Of course nobody involved with the deal gives a shit what happens to you, the employees, or any community, region or country negatively effected. It’s never personal, just business.

zenvelo's avatar

So the beer drinkers will be down to about three mass market brands, the only variety of any taste will be artisanal beers that cost $250 a bottle. Makes me glad I quit drinking.

Strauss's avatar

@stanleybmanly _ It’s never personal, just business._

Of course. Every major corporation wants their main product to be acquisition and profit. It doesn’t matter anymore if a corporation produces a product, as long as it produces profit.

Cruiser's avatar

@Yetanotheruser I had to go find an article on this that says Heineken said “no way” to an offer from Miller to buy them up citing The Heineken family has informed SABMiller…of its intention to preserve the Heineken heritage and identity of Heineken to remain an independent company.”. So not every major corporation is for sale and not always just about the profits.

elbanditoroso's avatar

I almost always buy craft (or at least local) beer, so what the big guys do is not really much concern to me.

That said, monopolies, or duopolies, are generally bad in the long term.

But this particular one – who cares?

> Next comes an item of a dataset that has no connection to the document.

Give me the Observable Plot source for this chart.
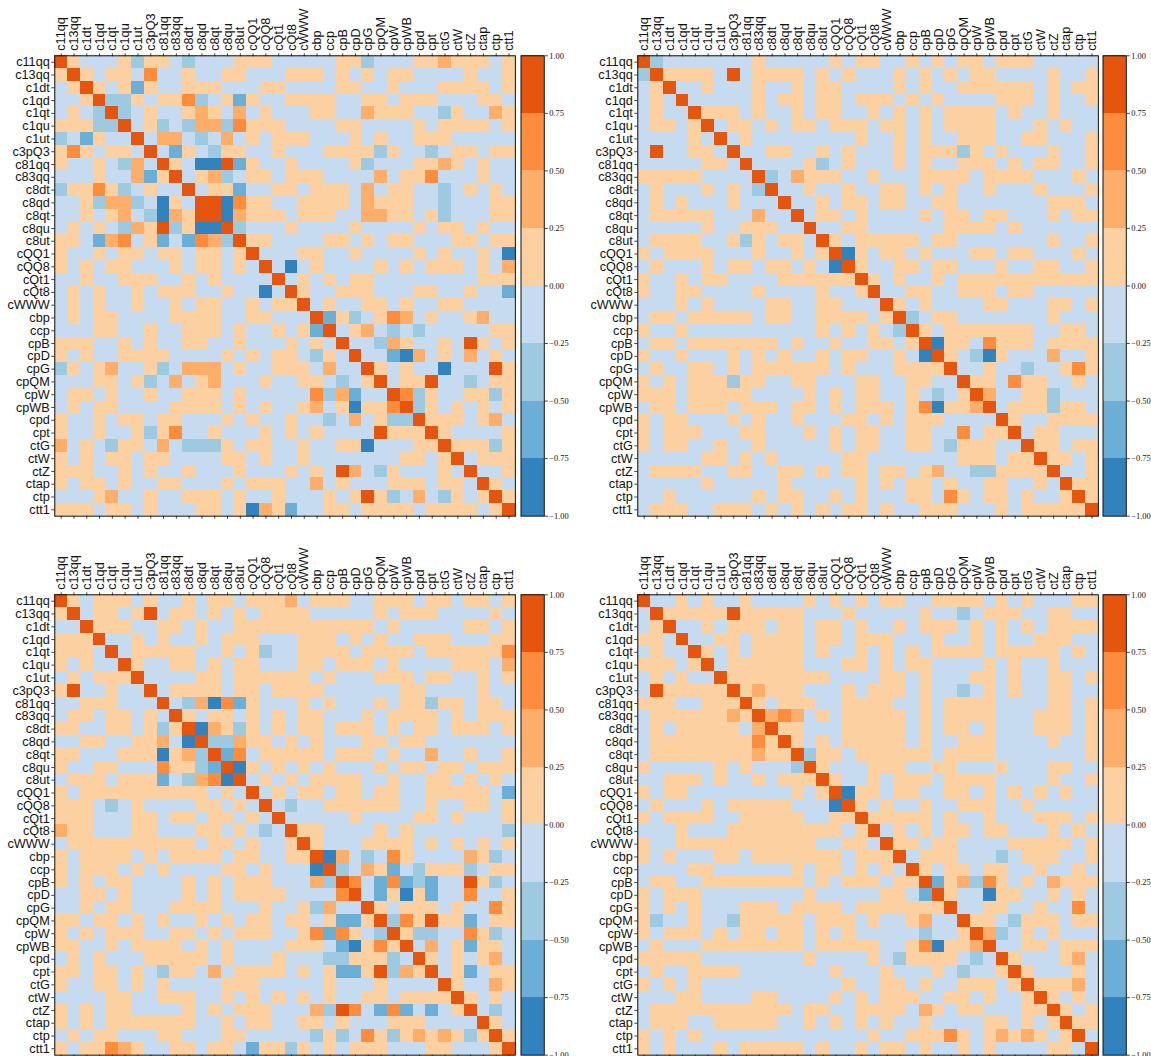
<!DOCTYPE html>
<html>
<head>
<meta charset="utf-8">
<script src="https://cdn.jsdelivr.net/npm/d3@7"></script>
<script src="https://cdn.jsdelivr.net/npm/@observablehq/plot@0.6"></script>
<style>
html,body{margin:0;padding:0;background:#fff;width:1151px;height:1056px;overflow:hidden}
#root{position:relative;width:1151px;height:1056px;overflow:hidden}
#root svg{position:absolute;background:none;overflow:visible}
</style>
</head>
<body>
<div id="root"></div>
<script>
const labels = ["c11qq","c13qq","c1dt","c1qd","c1qt","c1qu","c1ut","c3pQ3","c81qq","c83qq","c8dt","c8qd","c8qt","c8qu","c8ut","cQQ1","cQQ8","cQt1","cQt8","cWWW","cbp","ccp","cpB","cpD","cpG","cpQM","cpW","cpWB","cpd","cpt","ctG","ctW","ctZ","ctap","ctp","ctt1"];
// colour-bin thresholds and bin colours
const thresholds = [-0.75,-0.5,-0.25,0,0.25,0.5,0.75];
const binEdges = [-1,-0.75,-0.5,-0.25,0,0.25,0.5,0.75,1];
const binColors = ["#3182bd","#6baed6","#9ecae1","#c6dbef","#fdd0a2","#fdae6b","#fd8d3c","#e6550d"];
const binMid = [-0.875,-0.625,-0.375,-0.125,0.125,0.375,0.625,0.875];
const barTicks = [-1,-0.75,-0.5,-0.25,0,0.25,0.5,0.75,1];
// Symmetric correlation matrices, upper triangle per row (starting on the diagonal); digit = colour bin index
const topLeft = [
"7433342443 2333444333 3344233344 544434",
"743443633 4334433344 4343434433 334334",
"74341433 4443334433 3344334333 444434",
"7224344 6234143344 4433443444 333443",
"723433 4543534333 4433544433 243354",
"73423 2552644433 3344333343 444434",
"7355 3235343444 3334343344 433333",
"731 4324433433 3444424332 344344",
"74 3007143343 3334233344 543433",
"7 3452344344 4333353446 333433",
"7344133443 4443534433 234343",
"770644334 4443544433 233344",
"70544434 4433554434 233344",
"7233343 3334333343 443433",
"744333 3443434433 344344",
"73334 4334333343 433430",
"7303 4333343434 443435",
"734 3434433333 333444",
"74 3344433344 334331",
"7 3433443433 443333",
"7142346534 334533",
"734532323 333344",
"73325433 437434",
"7331053 435343",
"743433 033374",
"73447 332344",
"7624 334424",
"724 343434",
"74 443453",
"7 433334",
"744424","73444","7334","743","74","7"];
const topRight = [
"7233333334 3333343443 3434344344 433333",
"744443734 4443434333 4343434433 334334",
"73343334 3343443333 4343344444 434344",
"7333334 3443443444 3434333344 434334",
"744434 3343443343 4343444434 334333",
"73443 4344344434 4343444433 343433",
"7343 3333333433 4343344433 443334",
"733 4433434333 4344424343 334334",
"73 3334234333 4343344434 344334",
"7 2354443343 3344443444 433343",
"7334334334 4343433433 343334",
"733434434 4334433333 334443",
"73443433 3343443443 334344",
"7334433 3333444434 333333",
"743444 4434433333 334334",
"70434 4343334434 433343",
"7433 4434433343 344334",
"743 4334344444 444444",
"733443344434433333",
"74343333443334434",
"7234433333334333",
"743444444433443",
"70443644434444",
"7432043335334",
"733433233464",
"74436443343",
"7533442333",
"734442443",
"74334444",
"7344333",
"744344","74434","7334","744","74","7"];
const bottomLeft = [
"7434443433 4344344453 4443344434 434434",
"734434734 4343434444 3333343444 333343",
"74443344 3433444444 4444434333 334434",
"7334343 3434443334 4434343344 433344",
"734444 4334342334 4443444434 444446",
"74334 4343443334 4344434333 344435",
"7333 3443444444 3433344434 433434",
"734 4443443444 4333333443 333433",
"73 2506143334 3433343442 443443",
"7 4344343434 4333434444 343444",
"7054243434 4344434344 344434",
"722544343 4333443443 333333",
"71634444 4344434335 334334",
"7043434 3433343443 443444",
"734343 4444334334 434343",
"73434 4344344334 444431",
"7323 3444444334 334434",
"733 3334333344 343334",
"7443333434 33333332",
"7433344443 4343434",
"7053236433 335423",
"7235413244 42344",
"7631612133 7423",
"7314041336 334",
"743444343364",
"72647441344",
"7422336423",
"735341443",
"74343453",
"7341344",
"743354","74343","7323","743","74","7"];
const bottomRight = [
"7334343343 3334343434 4334444343 433344",
"744444744 4443334333 3343323444 334433",
"73343444 3443443433 4344434343 434444",
"7334434 4443443444 3334334343 344433",
"743434 4443433434 3434444344 444343",
"73444 4443334434 3443333434 334333",
"7444 4444433334 4343334434 334434",
"745 4443334344 4343323434 334433",
"74 3444334444 3343444433 334434",
"7 5653434444 4343444433 344434",
"7443334444 4343443433 344434",
"743434444 4343344433 334334",
"72443444 4443444433 333334",
"7433344 4334433343 334433",
"743343 4443444433 334334",
"70443 4433443434 343433",
"7434 3343344433 433333",
"744 4443433433 344434",
"7343434434 43334343",
"7443443333 4444434",
"7344433323 444334",
"7434434433 43343",
"7145264343 5444",
"7433044334 343",
"733443343363",
"74432444344",
"7523434333",
"733443444",
"74333453",
"7433343",
"744453","74343","7434","744","73","7"];

const panels = [
  {rows: topLeft, left: 0, top: 0},
  {rows: topRight, left: 582.8, top: 0},
  {rows: bottomLeft, left: 0, top: 539},
  {rows: bottomRight, left: 582.8, top: 539}
];

const root = document.getElementById("root");
const tickFont = {fontFamily: "'Liberation Sans', Arial, sans-serif", fontSize: 12.7};

function toCells(rows) {
  const tri = rows.map(r => r.replace(/ /g, ""));
  tri.forEach((r, i) => {
    if (r.length !== labels.length - i || r[0] !== "7") throw new Error("bad row " + i + " len " + r.length);
  });
  const out = [];
  labels.forEach((yl, i) => labels.forEach((xl, j) => {
    const a = Math.min(i, j), b = Math.max(i, j);
    out.push({x: xl, y: yl, v: binMid[+tri[a][b - a]]});
  }));
  return out;
}

const ML = 54.3, MT = 55.3, SIZE_W = 460.6, SIZE_H = 460.4;
for (const p of panels) {
  const heat = Plot.plot({
    width: ML + SIZE_W + 2, height: MT + SIZE_H + 6,
    marginLeft: ML, marginTop: MT, marginRight: 2, marginBottom: 6,
    style: {background: "none", ...tickFont, color: "#111"},
    x: {type: "band", domain: labels, padding: 0, round: false, axis: null},
    y: {type: "band", domain: labels, padding: 0, round: false, axis: null},
    color: {type: "threshold", domain: thresholds, range: binColors},
    marks: [
      Plot.cell(toCells(p.rows), {x: "x", y: "y", fill: "v", shapeRendering: "crispEdges"}),
      Plot.axisX({anchor: "top", ticks: labels, label: null, tickSize: 3, tickPadding: 2, tickRotate: -90, stroke: "#111", strokeWidth: 0.8, fill: "#111"}),
      Plot.axisX({anchor: "bottom", ticks: labels, label: null, tickSize: 3, tickFormat: () => "", stroke: "#111", strokeWidth: 0.8}),
      Plot.axisY({anchor: "left", ticks: labels, label: null, tickSize: 3, tickPadding: 2, stroke: "#111", strokeWidth: 0.8, fill: "#111"}),
      Plot.frame({stroke: "#111", strokeWidth: 1})
    ]
  });
  heat.style.left = p.left + "px";
  heat.style.top = p.top + "px";
  root.appendChild(heat);

  const bins = binColors.map((c, i) => ({lo: binEdges[i], hi: binEdges[i + 1], mid: binMid[i]}));
  const barLeft = 0.5;
  const bar = Plot.plot({
    width: barLeft + 23.3 + 40, height: MT + SIZE_H + 6,
    marginLeft: barLeft, marginRight: 40, marginTop: MT, marginBottom: 6,
    style: {background: "none", fontFamily: "'Liberation Serif', serif", fontSize: 8.4, color: "#111"},
    x: {domain: [0, 1], axis: null},
    y: {domain: [-1, 1], axis: null},
    color: {type: "threshold", domain: thresholds, range: binColors},
    marks: [
      Plot.rect(bins, {x1: () => 0, x2: () => 1, y1: "lo", y2: "hi", fill: "mid", shapeRendering: "crispEdges"}),
      Plot.axisY({anchor: "right", ticks: barTicks, label: null, tickSize: 3, tickPadding: 2, tickFormat: d => d3.format(".2f")(d).replace("-", "\u2212"), stroke: "#111", strokeWidth: 0.8, fill: "#111"}),
      Plot.frame({stroke: "#111", strokeWidth: 1})
    ]
  });
  bar.style.left = (p.left + 520 - barLeft) + "px";
  bar.style.top = p.top + "px";
  root.appendChild(bar);
}
</script>
</body>
</html>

Won’t affect me at all.

josie's avatar

It could.
Who is to say it should not?

rojo's avatar

@josie Should not abuse its scale?

A conscience?

Or don’t corporations have those?

ibstubro's avatar

I don’t drink beer, but I have a knee-jerk reaction against up-rooting a company from its traditional home base. I understand when a company is weak from mismanagement or financial crisis, but it’s a shame when a company is swallowed whole just so that another company can get even bigger.

I worked for the company that is now General Mills and I remember the perversions they had to commit to swallow Pillsbury. The baking mixes were spun off, much like they say InBev would have to spin Miller and Coors off from SABMiller/MillerCoors to make the sale legit.
“Pillsbury, Pillsbury BEST, the Barrelhead logo and the Doughboy character are trademarks of The Pillsbury Company, LLC, used under license. Bake-Off is a registered trademark of General Mills © 2015.”
Step back.
General Mills owns the Pillsbury name, but licenses it to a company making baking mixes under the acquisition agreement. I can’t even find the name of the company licensed to make Pillsbury baking mixes. General Mills “Betty Crocker” baking mixes are in direct competition with “Pillsbury”, a brand name it owns. Get your mind around that.

An InBev SABMiller merger would have similar machinations, only on a multi-national scale.

Grease the politicians and pay the lawyers. Loopholes the size of the Reusachtig/énorme Canyon!

Darth_Algar's avatar

@ibstubro

Kinda like Kit-Kat – owned by Hershey’s but manufactured by Nestle.

Silence04's avatar

@elbanditoroso you should care, becuase they are the companies that distribute your local/craft beer.

Strauss's avatar

@Cruiser The Heineken family has informed SABMiller…of its intention to preserve the Heineken heritage and identity of Heineken to remain an independent company.